# [DATASET CONTENT]
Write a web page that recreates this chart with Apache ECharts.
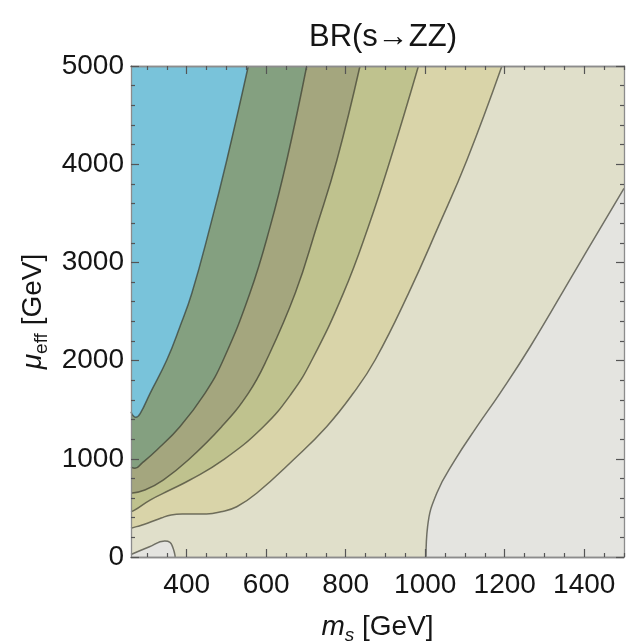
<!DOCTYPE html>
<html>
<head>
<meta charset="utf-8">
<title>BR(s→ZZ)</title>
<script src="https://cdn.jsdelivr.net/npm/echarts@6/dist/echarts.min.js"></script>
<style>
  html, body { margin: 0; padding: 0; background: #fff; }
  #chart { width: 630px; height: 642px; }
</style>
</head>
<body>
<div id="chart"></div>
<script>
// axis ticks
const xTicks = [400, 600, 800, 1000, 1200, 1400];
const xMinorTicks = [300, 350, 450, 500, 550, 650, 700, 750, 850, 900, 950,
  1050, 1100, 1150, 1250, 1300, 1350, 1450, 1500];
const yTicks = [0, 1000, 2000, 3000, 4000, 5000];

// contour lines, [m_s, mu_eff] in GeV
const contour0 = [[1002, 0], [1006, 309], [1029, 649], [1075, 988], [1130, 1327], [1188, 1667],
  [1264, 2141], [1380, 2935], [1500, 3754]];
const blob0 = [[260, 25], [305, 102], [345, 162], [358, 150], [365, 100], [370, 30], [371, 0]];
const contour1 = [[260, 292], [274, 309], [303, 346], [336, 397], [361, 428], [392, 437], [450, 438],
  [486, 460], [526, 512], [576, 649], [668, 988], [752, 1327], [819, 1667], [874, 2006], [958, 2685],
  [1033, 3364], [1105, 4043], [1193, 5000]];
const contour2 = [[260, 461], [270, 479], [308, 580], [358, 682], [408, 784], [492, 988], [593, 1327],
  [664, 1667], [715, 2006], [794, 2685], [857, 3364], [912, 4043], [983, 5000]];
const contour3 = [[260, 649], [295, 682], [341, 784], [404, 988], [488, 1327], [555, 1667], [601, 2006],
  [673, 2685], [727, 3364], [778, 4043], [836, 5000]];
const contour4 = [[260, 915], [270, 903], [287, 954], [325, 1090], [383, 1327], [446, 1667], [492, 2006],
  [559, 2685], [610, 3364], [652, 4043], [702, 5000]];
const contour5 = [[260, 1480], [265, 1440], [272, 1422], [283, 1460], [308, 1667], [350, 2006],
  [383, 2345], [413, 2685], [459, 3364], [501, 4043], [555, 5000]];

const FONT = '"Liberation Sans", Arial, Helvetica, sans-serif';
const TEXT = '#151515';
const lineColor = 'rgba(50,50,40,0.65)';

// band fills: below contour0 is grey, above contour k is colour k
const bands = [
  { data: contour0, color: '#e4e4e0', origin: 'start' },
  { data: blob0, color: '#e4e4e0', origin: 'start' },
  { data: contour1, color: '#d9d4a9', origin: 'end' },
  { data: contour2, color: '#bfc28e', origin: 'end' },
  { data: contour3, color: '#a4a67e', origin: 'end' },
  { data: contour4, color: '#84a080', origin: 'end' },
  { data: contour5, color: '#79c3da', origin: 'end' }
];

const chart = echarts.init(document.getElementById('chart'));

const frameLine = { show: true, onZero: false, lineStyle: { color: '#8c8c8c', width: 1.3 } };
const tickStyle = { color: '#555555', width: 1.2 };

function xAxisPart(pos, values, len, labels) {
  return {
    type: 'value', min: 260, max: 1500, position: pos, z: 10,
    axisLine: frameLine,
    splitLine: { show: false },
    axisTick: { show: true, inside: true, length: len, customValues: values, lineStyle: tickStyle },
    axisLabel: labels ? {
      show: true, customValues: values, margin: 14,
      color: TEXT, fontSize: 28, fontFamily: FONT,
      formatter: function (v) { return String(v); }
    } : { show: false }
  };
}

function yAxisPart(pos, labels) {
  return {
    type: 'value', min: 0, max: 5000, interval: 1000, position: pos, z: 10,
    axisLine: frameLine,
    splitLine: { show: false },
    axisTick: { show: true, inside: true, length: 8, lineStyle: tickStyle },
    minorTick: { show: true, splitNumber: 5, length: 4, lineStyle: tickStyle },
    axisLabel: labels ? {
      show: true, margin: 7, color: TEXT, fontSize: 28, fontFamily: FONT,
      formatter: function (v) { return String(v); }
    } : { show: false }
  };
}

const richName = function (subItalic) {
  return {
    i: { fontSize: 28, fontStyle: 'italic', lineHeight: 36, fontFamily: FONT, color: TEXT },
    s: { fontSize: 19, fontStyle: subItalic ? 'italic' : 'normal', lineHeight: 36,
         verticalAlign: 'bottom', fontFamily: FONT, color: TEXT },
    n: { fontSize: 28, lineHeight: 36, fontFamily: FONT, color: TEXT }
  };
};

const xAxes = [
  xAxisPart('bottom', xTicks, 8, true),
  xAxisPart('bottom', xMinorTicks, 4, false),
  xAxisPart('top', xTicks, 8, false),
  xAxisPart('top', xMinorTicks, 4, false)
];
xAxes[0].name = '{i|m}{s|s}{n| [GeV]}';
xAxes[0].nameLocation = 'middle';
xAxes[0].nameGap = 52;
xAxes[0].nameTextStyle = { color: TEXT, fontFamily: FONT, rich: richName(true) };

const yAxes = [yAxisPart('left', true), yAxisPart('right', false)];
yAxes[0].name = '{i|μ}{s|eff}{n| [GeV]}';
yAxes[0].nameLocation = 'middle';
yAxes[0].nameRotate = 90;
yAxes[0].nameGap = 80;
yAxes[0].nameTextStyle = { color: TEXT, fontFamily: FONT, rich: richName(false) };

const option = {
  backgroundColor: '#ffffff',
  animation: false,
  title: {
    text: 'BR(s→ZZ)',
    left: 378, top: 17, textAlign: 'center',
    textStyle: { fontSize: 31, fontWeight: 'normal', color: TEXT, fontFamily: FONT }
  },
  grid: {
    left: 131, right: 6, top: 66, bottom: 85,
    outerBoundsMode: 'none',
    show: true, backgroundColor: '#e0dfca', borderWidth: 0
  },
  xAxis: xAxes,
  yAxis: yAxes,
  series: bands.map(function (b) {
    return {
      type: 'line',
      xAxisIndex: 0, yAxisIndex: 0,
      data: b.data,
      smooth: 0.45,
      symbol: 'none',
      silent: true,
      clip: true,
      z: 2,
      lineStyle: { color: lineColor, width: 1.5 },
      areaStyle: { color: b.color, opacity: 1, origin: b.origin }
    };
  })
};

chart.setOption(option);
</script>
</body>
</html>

---

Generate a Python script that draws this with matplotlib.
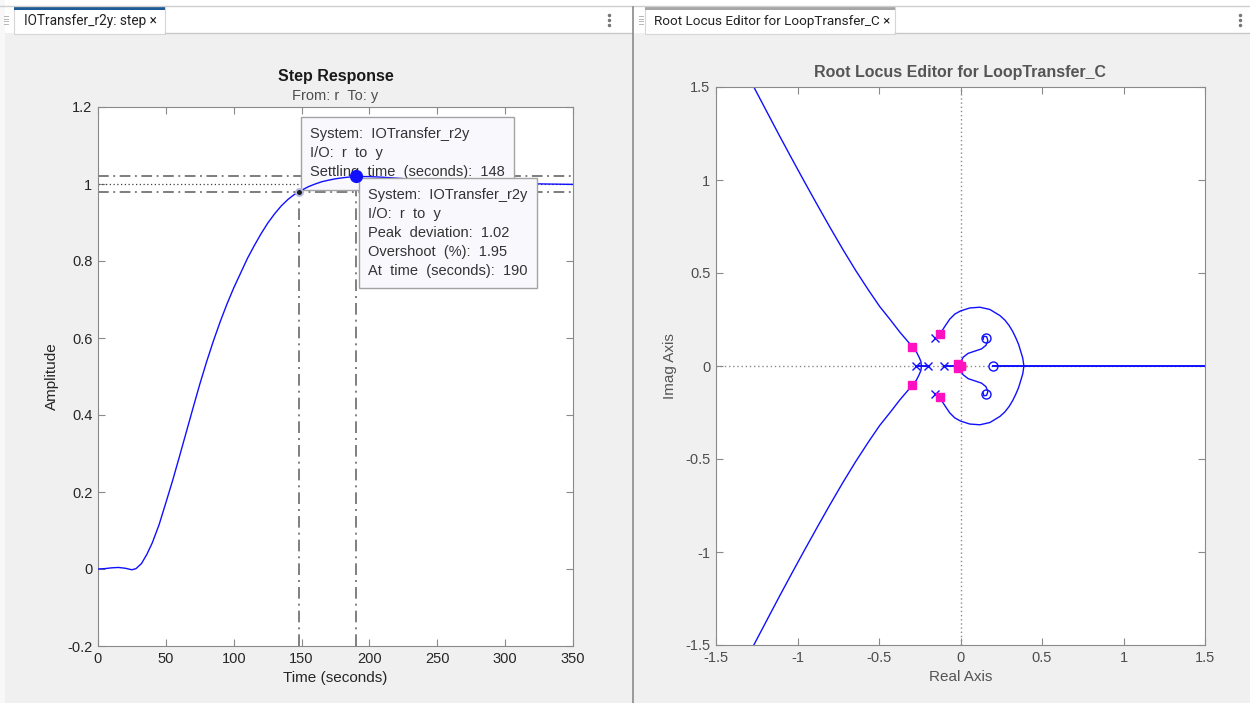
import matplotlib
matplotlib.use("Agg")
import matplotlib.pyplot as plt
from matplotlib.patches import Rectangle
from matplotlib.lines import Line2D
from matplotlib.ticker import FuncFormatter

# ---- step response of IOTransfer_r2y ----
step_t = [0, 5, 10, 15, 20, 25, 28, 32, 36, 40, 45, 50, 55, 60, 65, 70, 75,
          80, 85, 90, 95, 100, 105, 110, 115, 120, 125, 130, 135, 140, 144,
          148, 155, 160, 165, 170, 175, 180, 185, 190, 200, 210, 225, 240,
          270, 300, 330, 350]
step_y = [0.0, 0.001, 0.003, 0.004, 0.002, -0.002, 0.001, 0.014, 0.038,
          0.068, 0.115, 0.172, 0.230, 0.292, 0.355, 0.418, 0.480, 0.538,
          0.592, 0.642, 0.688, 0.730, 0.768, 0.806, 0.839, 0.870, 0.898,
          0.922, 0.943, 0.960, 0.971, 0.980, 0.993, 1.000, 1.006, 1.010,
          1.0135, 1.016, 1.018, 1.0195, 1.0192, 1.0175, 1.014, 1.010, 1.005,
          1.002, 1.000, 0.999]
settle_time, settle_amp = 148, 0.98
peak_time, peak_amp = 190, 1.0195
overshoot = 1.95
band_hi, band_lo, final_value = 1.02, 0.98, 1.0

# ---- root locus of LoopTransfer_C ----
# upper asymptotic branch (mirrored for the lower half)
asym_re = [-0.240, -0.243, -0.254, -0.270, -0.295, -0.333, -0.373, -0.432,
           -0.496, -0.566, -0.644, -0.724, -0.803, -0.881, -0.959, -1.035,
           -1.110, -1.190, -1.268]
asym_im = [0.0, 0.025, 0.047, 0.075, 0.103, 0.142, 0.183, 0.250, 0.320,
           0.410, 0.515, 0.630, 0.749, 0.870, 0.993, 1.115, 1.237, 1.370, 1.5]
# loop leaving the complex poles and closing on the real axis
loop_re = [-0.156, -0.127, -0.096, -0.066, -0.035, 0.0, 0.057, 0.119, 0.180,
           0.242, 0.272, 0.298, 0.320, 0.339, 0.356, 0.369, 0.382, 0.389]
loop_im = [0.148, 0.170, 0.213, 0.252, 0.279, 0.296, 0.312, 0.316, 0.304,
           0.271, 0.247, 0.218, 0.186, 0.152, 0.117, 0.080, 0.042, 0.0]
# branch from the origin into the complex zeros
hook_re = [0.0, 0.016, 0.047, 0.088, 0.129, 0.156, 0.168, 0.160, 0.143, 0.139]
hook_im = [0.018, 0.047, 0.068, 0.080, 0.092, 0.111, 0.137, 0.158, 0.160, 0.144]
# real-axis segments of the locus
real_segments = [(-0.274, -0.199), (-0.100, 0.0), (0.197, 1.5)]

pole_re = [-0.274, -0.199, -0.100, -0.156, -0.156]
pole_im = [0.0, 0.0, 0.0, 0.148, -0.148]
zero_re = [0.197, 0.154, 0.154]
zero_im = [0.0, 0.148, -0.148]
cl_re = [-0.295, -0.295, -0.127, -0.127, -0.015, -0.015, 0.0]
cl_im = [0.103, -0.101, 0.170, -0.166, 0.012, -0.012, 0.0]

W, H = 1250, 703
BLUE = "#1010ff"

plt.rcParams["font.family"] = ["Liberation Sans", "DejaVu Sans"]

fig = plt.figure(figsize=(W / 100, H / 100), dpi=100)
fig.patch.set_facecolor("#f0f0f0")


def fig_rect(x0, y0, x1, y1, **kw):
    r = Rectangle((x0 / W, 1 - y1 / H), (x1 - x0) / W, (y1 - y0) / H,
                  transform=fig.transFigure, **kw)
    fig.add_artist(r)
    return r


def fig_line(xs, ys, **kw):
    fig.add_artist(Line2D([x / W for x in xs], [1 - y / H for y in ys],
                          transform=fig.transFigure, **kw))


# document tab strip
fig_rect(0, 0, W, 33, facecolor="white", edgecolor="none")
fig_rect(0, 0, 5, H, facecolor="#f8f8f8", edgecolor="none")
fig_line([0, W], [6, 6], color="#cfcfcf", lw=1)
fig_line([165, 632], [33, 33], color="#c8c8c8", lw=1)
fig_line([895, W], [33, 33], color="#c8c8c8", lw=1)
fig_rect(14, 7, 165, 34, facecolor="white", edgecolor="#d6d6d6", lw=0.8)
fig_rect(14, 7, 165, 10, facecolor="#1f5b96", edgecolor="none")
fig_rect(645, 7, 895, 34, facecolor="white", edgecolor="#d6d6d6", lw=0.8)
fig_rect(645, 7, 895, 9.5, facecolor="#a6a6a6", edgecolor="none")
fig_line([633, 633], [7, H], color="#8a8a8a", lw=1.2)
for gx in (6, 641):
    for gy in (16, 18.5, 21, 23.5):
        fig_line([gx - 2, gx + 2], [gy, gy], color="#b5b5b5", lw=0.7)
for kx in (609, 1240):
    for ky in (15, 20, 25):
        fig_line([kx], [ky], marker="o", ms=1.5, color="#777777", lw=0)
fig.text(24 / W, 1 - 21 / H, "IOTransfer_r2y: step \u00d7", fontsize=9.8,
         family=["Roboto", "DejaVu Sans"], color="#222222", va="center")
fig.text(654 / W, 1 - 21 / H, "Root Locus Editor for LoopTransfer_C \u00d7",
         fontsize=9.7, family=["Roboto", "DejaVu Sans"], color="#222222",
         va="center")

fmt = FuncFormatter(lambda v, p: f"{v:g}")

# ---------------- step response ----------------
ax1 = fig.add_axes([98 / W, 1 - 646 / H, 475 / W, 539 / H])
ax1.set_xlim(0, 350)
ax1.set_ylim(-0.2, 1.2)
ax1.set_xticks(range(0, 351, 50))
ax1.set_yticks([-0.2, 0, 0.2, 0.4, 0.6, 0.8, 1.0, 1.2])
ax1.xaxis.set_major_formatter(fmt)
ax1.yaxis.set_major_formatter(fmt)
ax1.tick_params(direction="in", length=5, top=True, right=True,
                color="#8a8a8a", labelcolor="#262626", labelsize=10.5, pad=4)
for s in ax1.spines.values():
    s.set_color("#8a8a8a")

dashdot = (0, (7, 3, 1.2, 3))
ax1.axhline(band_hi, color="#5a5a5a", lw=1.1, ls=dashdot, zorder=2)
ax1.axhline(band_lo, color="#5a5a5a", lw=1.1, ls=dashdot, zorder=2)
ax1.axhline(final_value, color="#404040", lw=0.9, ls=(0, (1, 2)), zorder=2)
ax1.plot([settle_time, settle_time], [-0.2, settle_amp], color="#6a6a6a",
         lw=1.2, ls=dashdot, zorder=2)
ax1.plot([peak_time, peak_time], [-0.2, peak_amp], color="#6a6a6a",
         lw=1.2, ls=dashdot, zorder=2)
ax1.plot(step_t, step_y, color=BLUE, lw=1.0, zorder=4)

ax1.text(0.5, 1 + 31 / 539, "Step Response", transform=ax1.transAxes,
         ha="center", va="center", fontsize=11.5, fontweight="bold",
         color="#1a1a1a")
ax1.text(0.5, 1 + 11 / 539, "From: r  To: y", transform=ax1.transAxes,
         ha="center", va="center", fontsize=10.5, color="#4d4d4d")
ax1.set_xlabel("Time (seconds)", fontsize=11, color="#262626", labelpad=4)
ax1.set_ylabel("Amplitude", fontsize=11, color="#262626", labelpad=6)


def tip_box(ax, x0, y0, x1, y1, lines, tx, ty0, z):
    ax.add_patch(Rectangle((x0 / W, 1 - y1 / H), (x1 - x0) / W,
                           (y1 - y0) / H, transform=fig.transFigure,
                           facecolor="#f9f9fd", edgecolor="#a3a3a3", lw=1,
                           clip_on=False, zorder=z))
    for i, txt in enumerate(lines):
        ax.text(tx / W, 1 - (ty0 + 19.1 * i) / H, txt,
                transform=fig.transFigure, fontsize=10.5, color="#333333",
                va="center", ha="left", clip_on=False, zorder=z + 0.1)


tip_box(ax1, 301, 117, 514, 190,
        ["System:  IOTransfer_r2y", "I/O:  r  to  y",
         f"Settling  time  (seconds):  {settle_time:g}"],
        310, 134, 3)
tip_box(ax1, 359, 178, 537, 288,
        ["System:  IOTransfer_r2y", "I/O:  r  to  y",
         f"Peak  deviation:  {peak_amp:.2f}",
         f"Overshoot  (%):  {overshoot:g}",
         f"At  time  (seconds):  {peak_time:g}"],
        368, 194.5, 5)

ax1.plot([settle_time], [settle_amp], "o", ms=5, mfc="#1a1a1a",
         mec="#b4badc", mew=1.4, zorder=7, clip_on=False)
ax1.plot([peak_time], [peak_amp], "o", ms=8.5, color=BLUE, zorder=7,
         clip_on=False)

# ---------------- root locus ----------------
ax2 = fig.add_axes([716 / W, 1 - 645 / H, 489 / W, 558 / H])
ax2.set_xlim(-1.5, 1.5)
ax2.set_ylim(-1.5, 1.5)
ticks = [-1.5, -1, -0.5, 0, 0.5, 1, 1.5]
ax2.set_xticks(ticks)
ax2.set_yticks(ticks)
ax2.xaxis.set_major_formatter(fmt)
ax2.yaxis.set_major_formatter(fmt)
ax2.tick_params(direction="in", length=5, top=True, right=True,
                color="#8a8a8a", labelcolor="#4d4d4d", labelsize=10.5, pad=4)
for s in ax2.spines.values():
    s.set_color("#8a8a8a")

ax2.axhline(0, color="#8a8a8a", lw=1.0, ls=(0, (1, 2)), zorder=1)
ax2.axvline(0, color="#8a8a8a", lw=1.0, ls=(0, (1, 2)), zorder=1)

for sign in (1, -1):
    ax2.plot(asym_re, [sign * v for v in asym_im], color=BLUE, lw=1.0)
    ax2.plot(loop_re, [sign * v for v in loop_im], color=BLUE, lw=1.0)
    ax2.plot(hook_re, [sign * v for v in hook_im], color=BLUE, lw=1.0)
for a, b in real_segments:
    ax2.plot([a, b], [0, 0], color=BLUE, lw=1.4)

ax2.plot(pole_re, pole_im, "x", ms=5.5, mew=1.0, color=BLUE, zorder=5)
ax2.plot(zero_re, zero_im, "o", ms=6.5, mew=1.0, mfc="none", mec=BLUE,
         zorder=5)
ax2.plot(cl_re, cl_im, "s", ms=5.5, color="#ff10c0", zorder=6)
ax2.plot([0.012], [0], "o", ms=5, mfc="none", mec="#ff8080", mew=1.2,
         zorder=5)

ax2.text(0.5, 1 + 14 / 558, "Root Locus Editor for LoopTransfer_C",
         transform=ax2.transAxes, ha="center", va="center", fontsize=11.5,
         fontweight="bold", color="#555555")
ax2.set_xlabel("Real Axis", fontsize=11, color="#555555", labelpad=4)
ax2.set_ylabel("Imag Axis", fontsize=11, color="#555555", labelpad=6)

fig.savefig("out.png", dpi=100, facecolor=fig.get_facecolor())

--

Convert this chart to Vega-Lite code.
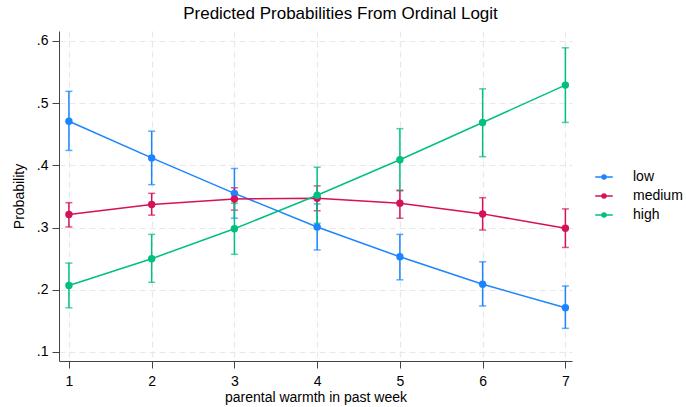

# [DIRECTIONS FOR THIS TASK]
Which lines hold the word "with"? Copy all of them.

# [WRITTEN ANSWER]
Write a web page that recreates this chart with Apache ECharts.
Generate a Python script that draws this with matplotlib.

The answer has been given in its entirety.